- _PROBLEM_: Omit all pictures and transcribe only the lines in the entries below that run from the line with "Write a Python" through the line with "return 1 - py / H".
— Begin EXERCISE MATERIAL —
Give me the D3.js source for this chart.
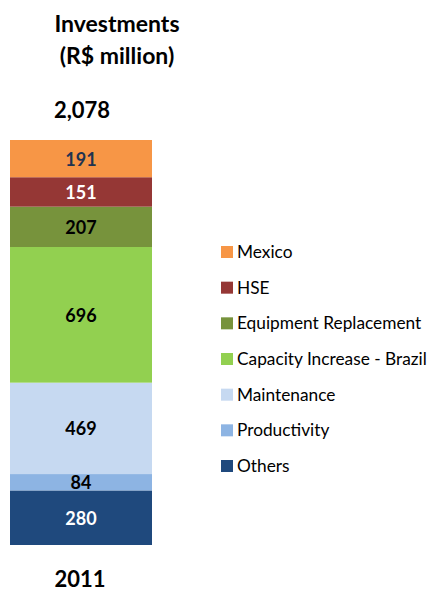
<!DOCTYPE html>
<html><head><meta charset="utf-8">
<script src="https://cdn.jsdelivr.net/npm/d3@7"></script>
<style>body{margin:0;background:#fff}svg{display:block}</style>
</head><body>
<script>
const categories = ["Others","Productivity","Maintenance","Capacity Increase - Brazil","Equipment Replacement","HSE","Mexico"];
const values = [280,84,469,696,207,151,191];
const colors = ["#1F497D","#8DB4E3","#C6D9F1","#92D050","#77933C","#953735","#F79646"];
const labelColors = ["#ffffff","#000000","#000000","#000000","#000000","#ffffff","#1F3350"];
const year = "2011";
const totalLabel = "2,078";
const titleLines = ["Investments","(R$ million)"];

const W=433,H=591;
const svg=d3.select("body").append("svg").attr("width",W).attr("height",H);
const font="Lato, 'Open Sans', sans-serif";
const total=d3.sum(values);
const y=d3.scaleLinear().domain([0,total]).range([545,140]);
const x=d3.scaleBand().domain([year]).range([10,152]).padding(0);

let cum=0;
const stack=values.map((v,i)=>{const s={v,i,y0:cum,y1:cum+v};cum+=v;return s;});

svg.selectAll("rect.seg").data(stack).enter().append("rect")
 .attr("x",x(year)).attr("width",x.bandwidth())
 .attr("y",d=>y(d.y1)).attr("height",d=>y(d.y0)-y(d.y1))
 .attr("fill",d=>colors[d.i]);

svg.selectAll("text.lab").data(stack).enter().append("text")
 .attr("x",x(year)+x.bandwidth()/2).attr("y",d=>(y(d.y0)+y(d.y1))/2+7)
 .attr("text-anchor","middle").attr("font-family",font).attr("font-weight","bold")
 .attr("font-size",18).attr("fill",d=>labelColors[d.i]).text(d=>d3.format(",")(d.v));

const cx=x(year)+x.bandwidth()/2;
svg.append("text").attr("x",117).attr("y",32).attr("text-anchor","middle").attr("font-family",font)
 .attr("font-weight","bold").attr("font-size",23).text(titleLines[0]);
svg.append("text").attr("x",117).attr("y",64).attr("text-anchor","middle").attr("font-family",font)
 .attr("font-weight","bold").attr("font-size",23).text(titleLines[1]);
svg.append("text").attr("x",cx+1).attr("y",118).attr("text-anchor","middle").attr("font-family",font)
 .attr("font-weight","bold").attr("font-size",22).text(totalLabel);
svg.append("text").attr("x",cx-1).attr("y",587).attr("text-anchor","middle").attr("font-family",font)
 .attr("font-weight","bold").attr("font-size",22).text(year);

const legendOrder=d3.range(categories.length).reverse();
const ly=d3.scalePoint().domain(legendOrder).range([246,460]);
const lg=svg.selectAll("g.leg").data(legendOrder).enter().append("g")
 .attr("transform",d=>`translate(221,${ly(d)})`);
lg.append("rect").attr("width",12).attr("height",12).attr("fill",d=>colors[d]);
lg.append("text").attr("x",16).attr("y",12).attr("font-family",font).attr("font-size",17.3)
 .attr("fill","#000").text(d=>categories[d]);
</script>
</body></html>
— End EXERCISE MATERIAL —
— Begin EXERCISE MATERIAL —
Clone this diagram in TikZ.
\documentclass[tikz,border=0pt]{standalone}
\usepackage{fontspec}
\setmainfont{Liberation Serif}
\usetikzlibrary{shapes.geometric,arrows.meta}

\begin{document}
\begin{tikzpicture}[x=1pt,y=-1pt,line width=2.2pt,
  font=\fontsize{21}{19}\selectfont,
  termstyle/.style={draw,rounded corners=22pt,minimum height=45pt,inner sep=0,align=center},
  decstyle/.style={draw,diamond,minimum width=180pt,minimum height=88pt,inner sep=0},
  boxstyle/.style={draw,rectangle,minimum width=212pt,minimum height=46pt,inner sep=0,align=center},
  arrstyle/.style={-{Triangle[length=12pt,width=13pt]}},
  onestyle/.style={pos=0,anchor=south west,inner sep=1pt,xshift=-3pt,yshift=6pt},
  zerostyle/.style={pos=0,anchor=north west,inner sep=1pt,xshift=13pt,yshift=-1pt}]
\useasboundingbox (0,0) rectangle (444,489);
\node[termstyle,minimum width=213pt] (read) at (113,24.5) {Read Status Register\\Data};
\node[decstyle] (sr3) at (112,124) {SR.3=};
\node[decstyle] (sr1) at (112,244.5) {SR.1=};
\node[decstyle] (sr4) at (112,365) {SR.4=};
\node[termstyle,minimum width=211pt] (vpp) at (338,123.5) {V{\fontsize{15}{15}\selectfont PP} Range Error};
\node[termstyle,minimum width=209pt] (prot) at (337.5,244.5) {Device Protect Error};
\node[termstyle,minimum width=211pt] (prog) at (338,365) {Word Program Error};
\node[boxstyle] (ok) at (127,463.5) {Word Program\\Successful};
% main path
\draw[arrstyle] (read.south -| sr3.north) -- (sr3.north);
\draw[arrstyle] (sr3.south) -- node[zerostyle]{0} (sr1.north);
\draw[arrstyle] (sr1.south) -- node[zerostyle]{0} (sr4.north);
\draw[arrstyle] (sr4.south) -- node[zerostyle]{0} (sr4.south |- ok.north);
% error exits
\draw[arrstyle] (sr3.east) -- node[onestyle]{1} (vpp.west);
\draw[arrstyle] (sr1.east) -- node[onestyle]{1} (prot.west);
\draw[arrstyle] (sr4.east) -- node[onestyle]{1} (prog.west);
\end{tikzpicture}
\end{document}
— End EXERCISE MATERIAL —
— Begin EXERCISE MATERIAL —
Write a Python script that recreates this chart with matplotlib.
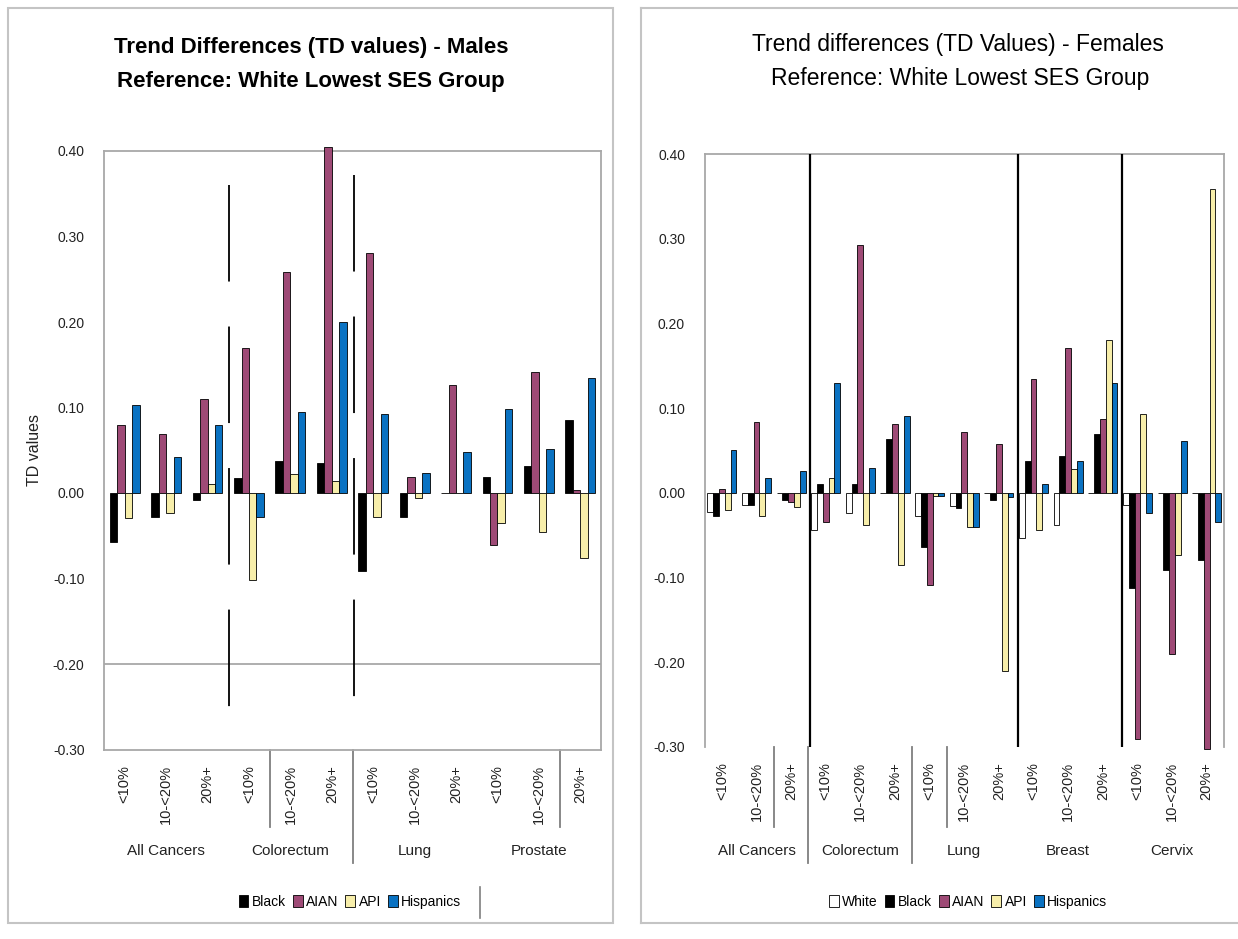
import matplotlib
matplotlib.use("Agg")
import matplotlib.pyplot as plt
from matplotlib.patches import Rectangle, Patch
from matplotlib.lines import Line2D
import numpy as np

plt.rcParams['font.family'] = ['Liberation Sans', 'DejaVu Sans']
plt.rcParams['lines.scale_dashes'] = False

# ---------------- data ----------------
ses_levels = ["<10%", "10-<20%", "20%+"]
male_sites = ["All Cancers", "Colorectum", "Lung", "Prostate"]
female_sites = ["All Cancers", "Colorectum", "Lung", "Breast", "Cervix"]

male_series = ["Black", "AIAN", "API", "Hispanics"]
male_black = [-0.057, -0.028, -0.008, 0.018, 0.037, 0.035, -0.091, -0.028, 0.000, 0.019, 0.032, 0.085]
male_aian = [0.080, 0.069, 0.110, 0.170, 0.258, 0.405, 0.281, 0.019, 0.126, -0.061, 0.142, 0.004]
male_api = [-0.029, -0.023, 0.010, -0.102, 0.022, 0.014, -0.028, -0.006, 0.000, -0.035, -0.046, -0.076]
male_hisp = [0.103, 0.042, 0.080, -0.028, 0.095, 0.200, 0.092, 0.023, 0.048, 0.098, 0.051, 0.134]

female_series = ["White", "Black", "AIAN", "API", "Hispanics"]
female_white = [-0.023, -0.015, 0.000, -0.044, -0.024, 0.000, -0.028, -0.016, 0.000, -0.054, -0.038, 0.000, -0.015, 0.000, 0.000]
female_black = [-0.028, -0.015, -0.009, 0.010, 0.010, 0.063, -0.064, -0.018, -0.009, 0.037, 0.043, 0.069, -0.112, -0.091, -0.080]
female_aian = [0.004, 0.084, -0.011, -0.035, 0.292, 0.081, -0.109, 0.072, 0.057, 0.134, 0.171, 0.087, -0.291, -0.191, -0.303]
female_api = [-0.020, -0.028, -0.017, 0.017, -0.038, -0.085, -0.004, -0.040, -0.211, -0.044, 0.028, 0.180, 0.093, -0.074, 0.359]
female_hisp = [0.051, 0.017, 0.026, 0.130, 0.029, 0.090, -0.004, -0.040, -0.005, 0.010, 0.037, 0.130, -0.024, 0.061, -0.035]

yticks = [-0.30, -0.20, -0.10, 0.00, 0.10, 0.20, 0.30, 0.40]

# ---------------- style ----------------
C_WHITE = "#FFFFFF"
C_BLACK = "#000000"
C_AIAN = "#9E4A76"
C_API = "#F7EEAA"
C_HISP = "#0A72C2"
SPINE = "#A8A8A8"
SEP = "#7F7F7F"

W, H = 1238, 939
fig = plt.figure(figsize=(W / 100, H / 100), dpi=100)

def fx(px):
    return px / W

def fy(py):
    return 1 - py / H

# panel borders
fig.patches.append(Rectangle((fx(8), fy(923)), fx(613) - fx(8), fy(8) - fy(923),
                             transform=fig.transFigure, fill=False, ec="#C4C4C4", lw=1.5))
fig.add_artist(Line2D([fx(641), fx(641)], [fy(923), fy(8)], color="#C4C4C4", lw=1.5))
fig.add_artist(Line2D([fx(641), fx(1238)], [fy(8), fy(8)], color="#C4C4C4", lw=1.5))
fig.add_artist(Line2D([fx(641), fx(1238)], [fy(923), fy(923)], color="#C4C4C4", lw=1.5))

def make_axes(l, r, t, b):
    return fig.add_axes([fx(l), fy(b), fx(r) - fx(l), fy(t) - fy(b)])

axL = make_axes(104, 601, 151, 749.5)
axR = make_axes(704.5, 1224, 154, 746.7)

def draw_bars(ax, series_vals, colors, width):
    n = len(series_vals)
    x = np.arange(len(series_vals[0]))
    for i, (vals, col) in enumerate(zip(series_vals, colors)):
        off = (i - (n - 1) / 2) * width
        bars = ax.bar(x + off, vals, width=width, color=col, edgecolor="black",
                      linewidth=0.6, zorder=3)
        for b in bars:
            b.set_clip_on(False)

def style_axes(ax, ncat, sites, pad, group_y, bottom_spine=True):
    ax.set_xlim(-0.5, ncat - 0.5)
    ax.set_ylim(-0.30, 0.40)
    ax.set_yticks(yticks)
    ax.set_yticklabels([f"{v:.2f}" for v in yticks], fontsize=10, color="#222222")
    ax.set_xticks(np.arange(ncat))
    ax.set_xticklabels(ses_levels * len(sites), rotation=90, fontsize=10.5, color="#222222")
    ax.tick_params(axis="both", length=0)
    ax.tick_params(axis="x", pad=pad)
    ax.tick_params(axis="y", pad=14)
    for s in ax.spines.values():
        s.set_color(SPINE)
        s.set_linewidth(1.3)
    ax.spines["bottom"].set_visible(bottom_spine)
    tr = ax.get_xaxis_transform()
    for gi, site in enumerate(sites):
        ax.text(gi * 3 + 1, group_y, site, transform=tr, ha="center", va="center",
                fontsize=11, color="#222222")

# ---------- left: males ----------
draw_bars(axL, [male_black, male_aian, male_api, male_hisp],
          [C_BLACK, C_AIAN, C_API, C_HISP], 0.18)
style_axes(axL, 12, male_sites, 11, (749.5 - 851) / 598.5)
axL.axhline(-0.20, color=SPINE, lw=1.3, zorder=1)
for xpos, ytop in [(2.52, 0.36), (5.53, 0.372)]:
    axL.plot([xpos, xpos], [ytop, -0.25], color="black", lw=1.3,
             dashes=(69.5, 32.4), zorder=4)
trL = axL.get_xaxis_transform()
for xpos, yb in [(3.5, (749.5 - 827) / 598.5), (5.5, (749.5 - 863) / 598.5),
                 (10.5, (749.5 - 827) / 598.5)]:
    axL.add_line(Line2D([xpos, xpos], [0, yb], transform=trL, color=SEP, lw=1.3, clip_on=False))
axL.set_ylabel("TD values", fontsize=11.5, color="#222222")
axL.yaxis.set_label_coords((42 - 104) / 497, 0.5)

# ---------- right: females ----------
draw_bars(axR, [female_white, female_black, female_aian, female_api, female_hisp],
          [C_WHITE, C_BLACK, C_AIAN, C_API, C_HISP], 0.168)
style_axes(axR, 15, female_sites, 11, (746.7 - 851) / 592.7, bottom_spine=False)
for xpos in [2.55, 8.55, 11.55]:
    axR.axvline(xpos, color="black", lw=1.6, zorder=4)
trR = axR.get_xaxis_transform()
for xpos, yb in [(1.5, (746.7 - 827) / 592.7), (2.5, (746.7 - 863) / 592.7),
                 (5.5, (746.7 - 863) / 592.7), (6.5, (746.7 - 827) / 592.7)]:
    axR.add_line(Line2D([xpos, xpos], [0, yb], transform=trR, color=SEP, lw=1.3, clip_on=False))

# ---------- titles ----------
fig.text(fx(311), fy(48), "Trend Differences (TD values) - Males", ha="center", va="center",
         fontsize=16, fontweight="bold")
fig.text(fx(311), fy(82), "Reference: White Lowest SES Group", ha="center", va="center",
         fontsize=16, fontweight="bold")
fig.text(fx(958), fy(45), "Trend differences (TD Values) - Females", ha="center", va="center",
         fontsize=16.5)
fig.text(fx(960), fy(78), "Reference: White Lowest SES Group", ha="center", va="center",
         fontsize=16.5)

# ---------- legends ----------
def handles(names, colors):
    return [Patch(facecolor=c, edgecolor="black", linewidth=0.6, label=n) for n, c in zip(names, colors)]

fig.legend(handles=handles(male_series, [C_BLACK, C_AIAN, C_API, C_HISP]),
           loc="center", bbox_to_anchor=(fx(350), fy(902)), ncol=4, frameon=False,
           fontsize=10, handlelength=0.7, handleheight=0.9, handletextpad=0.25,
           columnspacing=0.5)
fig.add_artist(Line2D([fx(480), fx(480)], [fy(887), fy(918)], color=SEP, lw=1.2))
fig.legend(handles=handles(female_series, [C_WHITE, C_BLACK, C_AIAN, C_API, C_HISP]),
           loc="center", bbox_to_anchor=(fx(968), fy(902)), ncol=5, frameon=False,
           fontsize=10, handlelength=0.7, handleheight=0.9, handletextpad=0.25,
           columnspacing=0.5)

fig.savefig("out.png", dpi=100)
— End EXERCISE MATERIAL —
- _THE SOLUTION_:
Write a Python script that recreates this chart with matplotlib.
import matplotlib
matplotlib.use("Agg")
import matplotlib.pyplot as plt
from matplotlib.patches import Rectangle, Patch
from matplotlib.lines import Line2D
import numpy as np

plt.rcParams['font.family'] = ['Liberation Sans', 'DejaVu Sans']
plt.rcParams['lines.scale_dashes'] = False

# ---------------- data ----------------
ses_levels = ["<10%", "10-<20%", "20%+"]
male_sites = ["All Cancers", "Colorectum", "Lung", "Prostate"]
female_sites = ["All Cancers", "Colorectum", "Lung", "Breast", "Cervix"]

male_series = ["Black", "AIAN", "API", "Hispanics"]
male_black = [-0.057, -0.028, -0.008, 0.018, 0.037, 0.035, -0.091, -0.028, 0.000, 0.019, 0.032, 0.085]
male_aian = [0.080, 0.069, 0.110, 0.170, 0.258, 0.405, 0.281, 0.019, 0.126, -0.061, 0.142, 0.004]
male_api = [-0.029, -0.023, 0.010, -0.102, 0.022, 0.014, -0.028, -0.006, 0.000, -0.035, -0.046, -0.076]
male_hisp = [0.103, 0.042, 0.080, -0.028, 0.095, 0.200, 0.092, 0.023, 0.048, 0.098, 0.051, 0.134]

female_series = ["White", "Black", "AIAN", "API", "Hispanics"]
female_white = [-0.023, -0.015, 0.000, -0.044, -0.024, 0.000, -0.028, -0.016, 0.000, -0.054, -0.038, 0.000, -0.015, 0.000, 0.000]
female_black = [-0.028, -0.015, -0.009, 0.010, 0.010, 0.063, -0.064, -0.018, -0.009, 0.037, 0.043, 0.069, -0.112, -0.091, -0.080]
female_aian = [0.004, 0.084, -0.011, -0.035, 0.292, 0.081, -0.109, 0.072, 0.057, 0.134, 0.171, 0.087, -0.291, -0.191, -0.303]
female_api = [-0.020, -0.028, -0.017, 0.017, -0.038, -0.085, -0.004, -0.040, -0.211, -0.044, 0.028, 0.180, 0.093, -0.074, 0.359]
female_hisp = [0.051, 0.017, 0.026, 0.130, 0.029, 0.090, -0.004, -0.040, -0.005, 0.010, 0.037, 0.130, -0.024, 0.061, -0.035]

yticks = [-0.30, -0.20, -0.10, 0.00, 0.10, 0.20, 0.30, 0.40]

# ---------------- style ----------------
C_WHITE = "#FFFFFF"
C_BLACK = "#000000"
C_AIAN = "#9E4A76"
C_API = "#F7EEAA"
C_HISP = "#0A72C2"
SPINE = "#A8A8A8"
SEP = "#7F7F7F"

W, H = 1238, 939
fig = plt.figure(figsize=(W / 100, H / 100), dpi=100)

def fx(px):
    return px / W

def fy(py):
    return 1 - py / H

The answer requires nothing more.